Sondland betonte am Mittwoch, er und andere mit der Ukraine befasste US-Regierungsvertreter hätten nicht mit Giuliani zusammenarbeiten wollen. "Ich war damals wie heute der Ansicht, dass die Männer und Frauen des Aussenministeriums - und nicht der persönliche Anwalt des Präsidenten - Verantwortung für Ukraine-Angelegenheiten übernehmen sollten."

Bereits vor Sondland hatten mehrere Zeugen Giuliani vorgeworfen, am Aussenministerium und am Nationalen Sicherheitsrat vorbei eine parallele Ukraine-Politik verfolgt zu haben.

Sondland widersprach Trump auch in einem weiteren Punkt: Der Botschafter bestätigte, er habe am 26. Juli mit Trump telefoniert. Das Telefongespräch habe fünf Minuten gedauert, sagte Sondland. Er sei damals in einem Restaurant in Kiew gewesen.

Ein Mitarbeiter der US-Botschaft in Kiew, David Holmes, hatte vor wenigen Tagen im Kongress ausgesagt, er habe am 26. Juli jenes Telefongespräch zwischen Sondland und Trump in dem Restaurant mitgehört.

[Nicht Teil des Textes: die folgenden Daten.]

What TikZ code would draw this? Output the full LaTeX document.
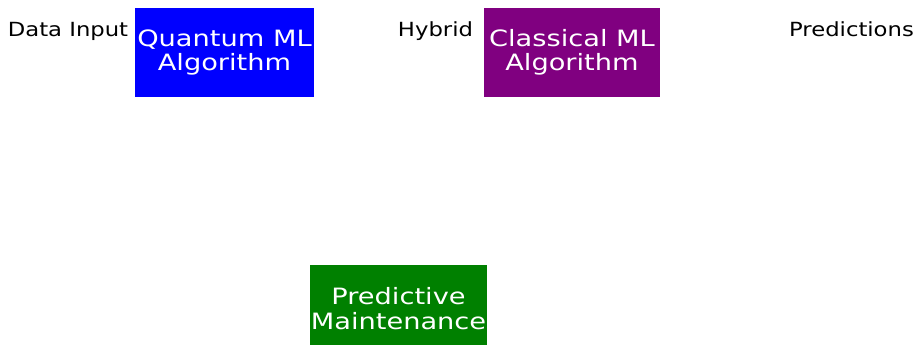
\documentclass[tikz,border=0pt]{standalone}
\usepackage{fontspec}
\setmainfont{DejaVu Sans}
\definecolor{algpurple}{RGB}{128,0,128}
\definecolor{alggreen}{RGB}{0,128,0}

\begin{document}
\begin{tikzpicture}[x=1pt, y=-1pt,
    lab/.style={font=\fontsize{19.5}{22}\selectfont, anchor=base, inner sep=0pt, xscale=1.165, transform shape},
    alg/.style={fill=#1, text=white, font=\fontsize{22.5}{24.5}\selectfont, align=center, inner sep=0pt,
                minimum height=88pt, xscale=1.21, transform shape}]
    \useasboundingbox (0,0) rectangle (921,345);
    \clip (0,0) rectangle (921,345);
    \node[lab] (din) at (68, 37) {Data Input};
    \node[lab] (hyb) at (435.5, 37) {Hybrid};
    \node[lab] (pred) at (851.5, 37) {Predictions};
    \node[alg=blue, minimum width=148pt] (qml) at (224.5, 52.5) {Quantum ML\\Algorithm};
    \node[alg=algpurple, minimum width=145.5pt] (cml) at (572, 52.5) {Classical ML\\Algorithm};
    \node[alg=alggreen, minimum width=146.5pt] (pm) at (398.5, 308.5) {Predictive\\Maintenance};
\end{tikzpicture}
\end{document}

Trump habe sich dabei ausdrücklich danach erkundigt, ob Selenskyj Ermittlungen in die Wege leiten werde, die Biden schaden könnten. Sondland habe geantwortet: "Er wird es tun." Er habe hinzugefügt, Selenskyj werde alles tun, "um was Sie ihn bitten".

Trump hatte die Darstellung zurückgewiesen und gesagt: "Ich weiss nichts davon." Er erinnere sich nicht an eine solche Unterhaltung, "nicht mal ein bisschen". Eine

Sondland sagte, er könne sich zwar nicht an die genauen Details des Telefonats erinnern, habe aber keinen Grund daran zu zweifeln, dass die Ermittlungen in der Ukraine dabei eine Rolle gespielt hätten und dass Holmes richtig ausgesagt habe. Trump hatte Selenskyj in einem Telefonat am 25. Juli - also am Tag zuvor - zu Ermittlungen gegen den Bidens Sohn ermuntert.

Trump wirft Biden vor, in seiner früheren Funktion als US-Vizepräsident versucht zu haben, seinen Sohn vor der ukrainischen Justiz zu schützen. Hunter Biden sass bis April dieses Jahres im Vorstand des ukrainischen Gaskonzerns Burisma. Trump wirft den Bidens Korruption vor und will, dass die Ukraine diese Vorwürfe untersucht.

Joe Biden hat gute Chancen auf die Präsidentschaftskandidatur der Demokraten bei der Wahl im November 2020, bei der Trump für die Republikaner wieder antreten will.